Hi all,
While knowing how to estimate hazard ratio for normal case, there has been a question stuck in my mind:
how to estimate hazard ratio for different groups?
This may be too ambiguous, so allows me to explain.
# Scenario 1 -- simply estimation of hazard ratio(without adjustment for any confounder)
This is straighforward, by using the following code we can estimate hazard ratio for independent variable: MorningBPSurge
PROC PHREG DATA=one;
MODEL followtime*allcause(0)=MorningBPSurge / RISKLIMITS;
RUN;
# Scenario 2 -- multivariable hazard ratio (with adjustment for confounding effect)
Also, this is easy to accomplish and easy to understand: we just need to put the confounders we want to adjust into the model.

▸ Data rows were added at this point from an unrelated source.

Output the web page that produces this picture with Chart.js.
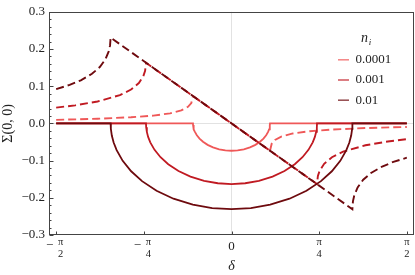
<!DOCTYPE html>
<html>
<head>
<meta charset="utf-8">
<script src="https://cdn.jsdelivr.net/npm/chart.js@4"></script>
<style>
  html, body { margin: 0; padding: 0; background: #fff; }
  canvas { display: block; }
</style>
</head>
<body>
<canvas id="chart" width="415" height="275"></canvas>
<script>
// n_i values, legend order
const seriesLabels = ["0.0001", "0.001", "0.01"];
const seriesColors = ["#ef5858", "#c01a22", "#6e0a0e"];

// solid branch: flat at 0, then the arc below the axis
const lightSolidX = [-1.5708, -0.345, -0.3443, -0.3416, -0.3364, -0.3278, -0.3105, -0.2864, -0.2553, -0.2139, -0.1656, -0.1104, -0.0552, 0, 0.0552, 0.1104, 0.1656, 0.2139, 0.2553, 0.2864, 0.3105, 0.3278, 0.3364, 0.3416, 0.3443, 0.345, 1.5708];
const lightSolidY = [0, 0, -0.0046, -0.0104, -0.0163, -0.0229, -0.0320, -0.0410, -0.0494, -0.0577, -0.0645, -0.0696, -0.0726, -0.0735, -0.0726, -0.0696, -0.0645, -0.0577, -0.0494, -0.0410, -0.0320, -0.0229, -0.0163, -0.0104, -0.0046, 0, 0];

const midSolidX = [-1.5708, -0.766, -0.7645, -0.7583, -0.7469, -0.7277, -0.6894, -0.6358, -0.5668, -0.4749, -0.3677, -0.2451, -0.1226, 0, 0.1226, 0.2451, 0.3677, 0.4749, 0.5668, 0.6358, 0.6894, 0.7277, 0.7469, 0.7583, 0.7645, 0.766, 1.5708];
const midSolidY = [0, 0, -0.0103, -0.0230, -0.0362, -0.0509, -0.0711, -0.0909, -0.1096, -0.1279, -0.1430, -0.1544, -0.1609, -0.163, -0.1609, -0.1544, -0.1430, -0.1279, -0.1096, -0.0909, -0.0711, -0.0509, -0.0362, -0.0230, -0.0103, 0, 0];

const darkSolidX = [-1.5708, -1.083, -1.0808, -1.0722, -1.0559, -1.0289, -0.9747, -0.8989, -0.8014, -0.6715, -0.5198, -0.3466, -0.1733, 0, 0.1733, 0.3466, 0.5198, 0.6715, 0.8014, 0.8989, 0.9747, 1.0289, 1.0559, 1.0722, 1.0808, 1.083, 1.5708];
const darkSolidY = [0, 0, -0.0146, -0.0326, -0.0513, -0.0720, -0.1006, -0.1287, -0.1552, -0.1810, -0.2024, -0.2186, -0.2277, -0.2307, -0.2277, -0.2186, -0.2024, -0.1810, -0.1552, -0.1287, -0.1006, -0.0720, -0.0513, -0.0326, -0.0146, 0, 0];

// dashed branch: outer tails, cusps, and the diagonal between them
const lightDashX = [-1.5708, -1.2, -0.9, -0.7, -0.55, -0.45, -0.39, -0.36, -0.345, 0.345, 0.36, 0.39, 0.45, 0.55, 0.7, 0.9, 1.2, 1.5708];
const lightDashY = [0.0095, 0.0125, 0.0165, 0.021, 0.027, 0.035, 0.0445, 0.0547, 0.0735, -0.0735, -0.0547, -0.0445, -0.035, -0.027, -0.021, -0.0165, -0.0125, -0.0095];

const midDashX = [-1.5708, -1.4, -1.2, -1.0, -0.9, -0.83, -0.79, -0.774, -0.766, 0.766, 0.774, 0.79, 0.83, 0.9, 1.0, 1.2, 1.4, 1.5708];
const midDashY = [0.0424, 0.0486, 0.0588, 0.0760, 0.0910, 0.1086, 0.1270, 0.1411, 0.163, -0.163, -0.1411, -0.1270, -0.1086, -0.0910, -0.0760, -0.0588, -0.0486, -0.0424];

const darkDashX = [-1.5708, -1.45, -1.35, -1.25, -1.18, -1.13, -1.10, -1.088, -1.083, 1.083, 1.088, 1.10, 1.13, 1.18, 1.25, 1.35, 1.45, 1.5708];
const darkDashY = [0.0922, 0.1035, 0.1159, 0.1333, 0.1515, 0.1720, 0.1933, 0.2096, 0.2307, -0.2307, -0.2096, -0.1933, -0.1720, -0.1515, -0.1333, -0.1159, -0.1035, -0.0922];

const xTickValues = [-1.5708, -0.7854, 0, 0.7854, 1.5708];
const xTickLabels = ["−π/2", "−π/4", "0", "π/4", "π/2"];
const yTickValues = [-0.3, -0.2, -0.1, 0, 0.1, 0.2, 0.3];
const yTickLabels = ["−0.3", "−0.2", "−0.1", "0.0", "0.1", "0.2", "0.3"];

const serif = '"Liberation Serif", "DejaVu Serif", serif';
const toPts = (xs, ys) => xs.map((x, i) => ({ x: x, y: ys[i] }));

const solid = [[lightSolidX, lightSolidY], [midSolidX, midSolidY], [darkSolidX, darkSolidY]];
const dashed = [[lightDashX, lightDashY], [midDashX, midDashY], [darkDashX, darkDashY]];

const datasets = [];
seriesLabels.forEach((lab, i) => {
  datasets.push({
    label: lab,
    data: toPts(solid[i][0], solid[i][1]),
    borderColor: seriesColors[i],
    borderWidth: 1.8,
    pointRadius: 0,
    order: 10 - 2 * i,
  });
  datasets.push({
    label: lab + " dashed",
    data: toPts(dashed[i][0], dashed[i][1]),
    borderColor: seriesColors[i],
    borderWidth: 1.9,
    borderDash: [8, 4],
    pointRadius: 0,
    order: 9 - 2 * i,
  });
});

const zeroGrid = (ctx) => (ctx.tick && ctx.tick.value === 0 ? "#e2e2e2" : "rgba(0,0,0,0)");

// frame, inward ticks, fraction tick labels and the legend box
const frameAndLabels = {
  id: "frameAndLabels",
  afterDraw(chart) {
    const { ctx, chartArea: a, scales: { x, y } } = chart;
    ctx.save();
    ctx.strokeStyle = "#444";
    ctx.lineWidth = 1;
    const L = Math.round(a.left) + 0.5, T = Math.round(a.top) + 0.5;
    const R = Math.round(a.right) - 0.5, B = Math.round(a.bottom) - 0.5;
    ctx.strokeRect(L, T, R - L, B - T);

    for (let k = -15; k <= 15; k++) {
      const py = Math.round(y.getPixelForValue(k * 0.02)) + 0.5;
      const len = k % 5 === 0 ? 4 : 2;
      ctx.beginPath();
      ctx.moveTo(L, py);
      ctx.lineTo(L + len, py);
      ctx.stroke();
    }
    xTickValues.forEach((v) => {
      const px = Math.round(x.getPixelForValue(v)) + 0.5;
      ctx.beginPath();
      ctx.moveTo(px, B);
      ctx.lineTo(px, B - 3);
      ctx.stroke();
    });

    ctx.fillStyle = "#222";
    ctx.textAlign = "center";
    ctx.textBaseline = "middle";
    xTickLabels.forEach((lab, i) => {
      const px = x.getPixelForValue(xTickValues[i]);
      if (!lab.includes("/")) {
        ctx.font = "13px " + serif;
        ctx.fillText(lab, px, a.bottom + 12);
        return;
      }
      const neg = lab.startsWith("−");
      const parts = (neg ? lab.slice(1) : lab).split("/");
      const fx = neg ? px + 4.5 : px;
      if (neg) {
        ctx.font = "13px " + serif;
        ctx.fillText("−", px - 6.5, a.bottom + 10.7);
      }
      ctx.font = "10.5px " + serif;
      ctx.fillText(parts[0], fx, a.bottom + 7.5);
      ctx.fillText(parts[1], fx, a.bottom + 19);
    });

    // legend
    const lx = a.right - 76, ly = a.top + 48;
    ctx.font = "italic 14px " + serif;
    ctx.fillText("n", lx + 26.5, a.top + 27);
    ctx.font = "italic 9px " + serif;
    ctx.fillText("i", lx + 32, a.top + 31);
    ctx.textAlign = "left";
    ctx.font = "13px " + serif;
    seriesLabels.forEach((lab, i) => {
      const yy = ly + i * 20.2;
      ctx.globalAlpha = 0.7;
      ctx.strokeStyle = seriesColors[i];
      ctx.lineWidth = 1.6;
      ctx.beginPath();
      ctx.moveTo(lx, yy);
      ctx.lineTo(lx + 11, yy);
      ctx.stroke();
      ctx.globalAlpha = 1;
      ctx.fillText(lab, lx + 17.5, yy);
    });
    ctx.restore();
  },
};

new Chart(document.getElementById("chart"), {
  type: "line",
  data: { datasets: datasets },
  options: {
    responsive: false,
    animation: false,
    devicePixelRatio: 1,
    layout: { padding: { top: 9, right: 1, left: 0, bottom: 0 } },
    plugins: { legend: { display: false }, tooltip: { enabled: false } },
    elements: { line: { tension: 0 } },
    scales: {
      x: {
        type: "linear",
        min: -1.635,
        max: 1.635,
        afterBuildTicks: (axis) => { axis.ticks = xTickValues.map((v) => ({ value: v })); },
        afterFit: (axis) => { axis.height = 40; },
        ticks: { display: false },
        grid: { color: zeroGrid, drawTicks: false, lineWidth: 1 },
        border: { display: false },
        title: { display: true, text: "δ", color: "#222", font: { family: serif, size: 14, style: "italic" }, padding: { top: 0, bottom: 0 } },
      },
      y: {
        min: -0.3,
        max: 0.3,
        afterBuildTicks: (axis) => { axis.ticks = yTickValues.map((v) => ({ value: v })); },
        afterFit: (axis) => { axis.width = 49; },
        ticks: { callback: (v, i) => yTickLabels[i], color: "#222", padding: 4, font: { family: serif, size: 13 } },
        grid: { color: zeroGrid, drawTicks: false, lineWidth: 1 },
        border: { display: false },
        title: { display: true, text: "Σ(0, 0)", color: "#222", font: { family: serif, size: 14 }, padding: { top: 0, bottom: 0 } },
      },
    },
  },
  plugins: [frameAndLabels],
});
</script>
</body>
</html>
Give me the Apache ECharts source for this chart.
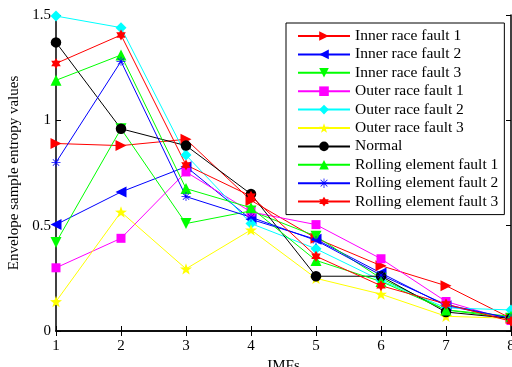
<!DOCTYPE html>
<html>
<head>
<meta charset="utf-8">
<script src="https://cdn.jsdelivr.net/npm/echarts@6/dist/echarts.min.js"></script>
<style>html,body{margin:0;padding:0;background:#fff}#c{width:512px;height:367px}</style>
</head>
<body>
<div id="c"></div>
<script>
var imfs = [1, 2, 3, 4, 5, 6, 7, 8];
var yTicks = [0, 0.5, 1, 1.5];
var innerRace1 = [0.89, 0.88, 0.91, 0.62, 0.44, 0.31, 0.215, 0.06];
var innerRace2 = [0.505, 0.66, 0.78, 0.53, 0.435, 0.275, 0.12, 0.06];
var innerRace3 = [0.42, 0.96, 0.51, 0.57, 0.45, 0.25, 0.10, 0.06];
var outerRace1 = [0.30, 0.44, 0.755, 0.565, 0.505, 0.343, 0.14, 0.05];
var outerRace2 = [1.495, 1.44, 0.835, 0.51, 0.39, 0.24, 0.11, 0.10];
var outerRace3 = [0.14, 0.565, 0.295, 0.48, 0.25, 0.175, 0.07, 0.06];
var normal = [1.37, 0.96, 0.88, 0.65, 0.26, 0.26, 0.09, 0.06];
var rolling1 = [1.19, 1.31, 0.676, 0.585, 0.335, 0.235, 0.10, 0.07];
var rolling2 = [0.80, 1.28, 0.638, 0.54, 0.43, 0.265, 0.125, 0.06];
var rolling3 = [1.27, 1.405, 0.788, 0.64, 0.355, 0.215, 0.128, 0.046];

var STAR5 = 'path://M0,-10 L2.35,-3.24 L9.51,-3.09 L3.8,1.24 L5.88,8.09 L0,4 L-5.88,8.09 L-3.8,1.24 L-9.51,-3.09 L-2.35,-3.24 Z';
var HEX = 'path://M0,-10 L8.66,5 L-8.66,5 Z M0,10 L-8.66,-5 L8.66,-5 Z';
var AST = 'path://M-0.8,-10 L0.8,-10 L0.8,10 L-0.8,10 Z M-10,-0.8 L10,-0.8 L10,0.8 L-10,0.8 Z M-6.5,-7.6 L7.6,6.5 L6.5,7.6 L-7.6,-6.5 Z M6.5,-7.6 L7.6,-6.5 L-6.5,7.6 L-7.6,6.5 Z';

var defs = [
  ['Inner race fault 1', innerRace1, '#ff0000', 'triangle', 11, -90],
  ['Inner race fault 2', innerRace2, '#0000ff', 'triangle', 11, 90],
  ['Inner race fault 3', innerRace3, '#00ff00', 'triangle', 11, 180],
  ['Outer race fault 1', outerRace1, '#ff00ff', 'rect', 9, 0],
  ['Outer race fault 2', outerRace2, '#00ffff', 'diamond', 11, 0],
  ['Outer race fault 3', outerRace3, '#ffff00', STAR5, 12, 0],
  ['Normal', normal, '#000000', 'circle', 10.5, 0],
  ['Rolling element fault 1', rolling1, '#00ff00', 'triangle', 11, 0],
  ['Rolling element fault 2', rolling2, '#0000ff', AST, 9, 0],
  ['Rolling element fault 3', rolling3, '#ff0000', HEX, 11, 0]
];

var font = 'Liberation Serif';
var series = defs.map(function (d) {
  return {
    name: d[0], type: 'line',
    data: imfs.map(function (x, i) { return [x, d[1][i]]; }),
    symbol: d[3], symbolSize: d[4], symbolRotate: d[5], symbolKeepAspect: true,
    showAllSymbol: true,
    lineStyle: { color: d[2], width: 1 },
    itemStyle: { color: d[2], borderWidth: 0 },
    emphasis: { disabled: true },
    animation: false
  };
});

var chart = echarts.init(document.getElementById('c'), null, { renderer: 'canvas' });
chart.setOption({
  animation: false,
  backgroundColor: '#fff',
  grid: { left: 56, right: 1, top: 15, bottom: 36, containLabel: false, outerBoundsMode: 'none' },
  xAxis: [
    { type: 'value', min: 1, max: 8, interval: 1, position: 'bottom',
      name: 'IMFs', nameLocation: 'middle', nameGap: 26,
      nameTextStyle: { fontFamily: font, fontSize: 15, color: '#000' },
      axisLine: { show: true, lineStyle: { color: '#000', width: 1.5 } },
      axisTick: { show: true, inside: true, length: 5, lineStyle: { color: '#000' } },
      axisLabel: { fontFamily: font, fontSize: 15, color: '#000', margin: 8 },
      splitLine: { show: false } },
    { type: 'value', min: 1, max: 8, interval: 1, position: 'top',
      axisLine: { show: true, lineStyle: { color: '#000', width: 1.5 } },
      axisTick: { show: true, inside: true, length: 5, lineStyle: { color: '#000' } },
      axisLabel: { show: false }, splitLine: { show: false } }
  ],
  yAxis: [
    { type: 'value', min: 0, max: 1.5, interval: 0.5, position: 'left',
      name: 'Envelope sample entropy values', nameLocation: 'middle', nameGap: 31,
      nameTextStyle: { fontFamily: font, fontSize: 15, color: '#000' },
      axisLine: { show: true, lineStyle: { color: '#000', width: 1.5 } },
      axisTick: { show: true, inside: true, length: 5, lineStyle: { color: '#000' } },
      axisLabel: { fontFamily: font, fontSize: 15, color: '#000', margin: 5,
        formatter: function (v) { return String(yTicks[Math.round(v / 0.5)]); } },
      splitLine: { show: false } },
    { type: 'value', min: 0, max: 1.5, interval: 0.5, position: 'right',
      axisLine: { show: true, lineStyle: { color: '#000', width: 1.5 } },
      axisTick: { show: true, inside: true, length: 5, lineStyle: { color: '#000' } },
      axisLabel: { show: false }, splitLine: { show: false } }
  ],
  legend: {
    orient: 'vertical', left: 286, top: 23,
    backgroundColor: '#fff', borderColor: '#000', borderWidth: 1,
    padding: [5, 6, 5, 11],
    itemWidth: 52, itemHeight: 12, itemGap: 2.4,
    textStyle: { fontFamily: font, fontSize: 15.5, color: '#000', lineHeight: 15 },
    data: defs.map(function (d) { return d[0]; })
  },
  series: series
});
</script>
</body>
</html>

For example, estimating hazard ratio for independent variable (MorningBPSurge) while adjusting for two confounders (age and sex):
PROC PHREG DATA=one;
MODEL followtime*allcause(0)=MorningBPSurge Age Sex / RISKLIMITS;
RUN;
However, the next case really confuses me
# Scenario 3 -- haza ratio for different groups while adjusting for confounders
Let's say we what to know if the hazard ratio for independent variable varies between two groups, and also, we need to take into account confounding effect.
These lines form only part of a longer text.